The multiple of 4 bytes is only for esp? or is it related to every register?
Note that
sub esp, N
doesn't access any memory location, the use is related to memory alignment but the instruction itself is a simple register-immediate subtraction, it could use any value.
For performance reason if you read 16 bits they should be on an address multiple of 2, 32 bits should be on an address multiple of 4.
This is called natural boundary alignment.
32 bits systems can only push
/pop
16 or 32 bits values, if we only use multiple of 4 in instructions like sub esp, N
, the push
/pop
access data aligned on their natural boundaries (note that 4 is multiple of 2).
Data on the stack is also accessed directly with instructions like
mov [ebp-04h], eax
The principle here is the same, EBP is a multiple of 4 (note that its value is the old ESP value, before the subtraction) so the 32 bits data is stored in address multiple of 4 (naturally aligned).

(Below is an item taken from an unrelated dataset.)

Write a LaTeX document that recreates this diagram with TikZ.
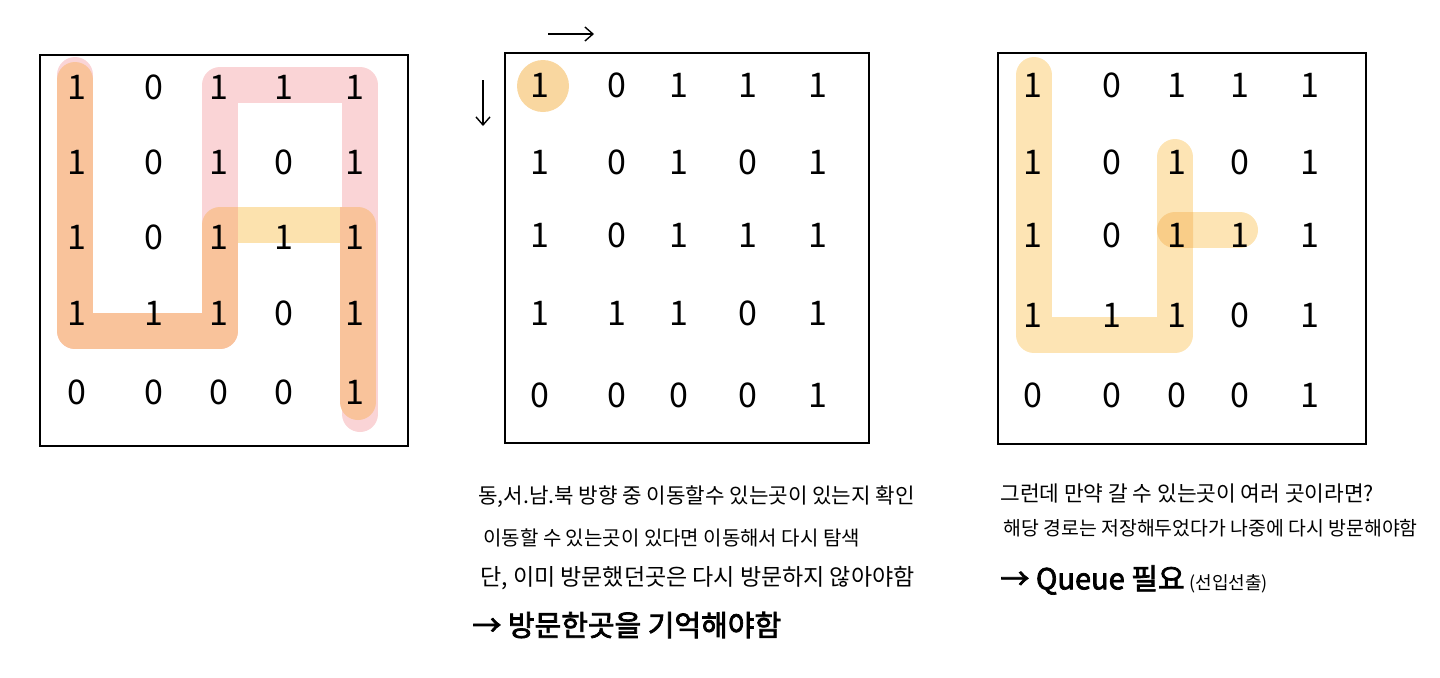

The natural alignment of bytes is... 1. Meaning that they should be at address multiple of 1, i.e. everywhere.
That's why mov [ebp-01h], 'A'
performs as mov [ebp-04h], 'A'
.
Trivia
As rule of thumbs IA32e General Purpose instructions can read/write from bytes to qwords at every address.
The whole alignment story is mostly for performance reasons, unlike RISC machines where they cannot structurally access unaligned data.
When initially introduced SSE instructions came with fast "aligned" (like movaps
) and slow "unaligned" (like movups
) versions of the same instruction.
64 bits systems now explicitly require 128 bits alignment of the stack to better perform with vector instructions (and widened registers).
The CPU has a bit in the EFLAGS register, the bit AC, that let a program enable or disable a strict alignment policy (à la RISC), supposed the OS has enabled this feature (setting AM in CR0).
Aligning data more strictly that the CPU data bus (for whatever definition of it on modern integrated DRAM controller) is pointless.
That's why new ABIs align on 128 bits even the CPU can have 512 bits registers.
Alignment requirement for every instruction can be found on the Manual 2 (the complete set).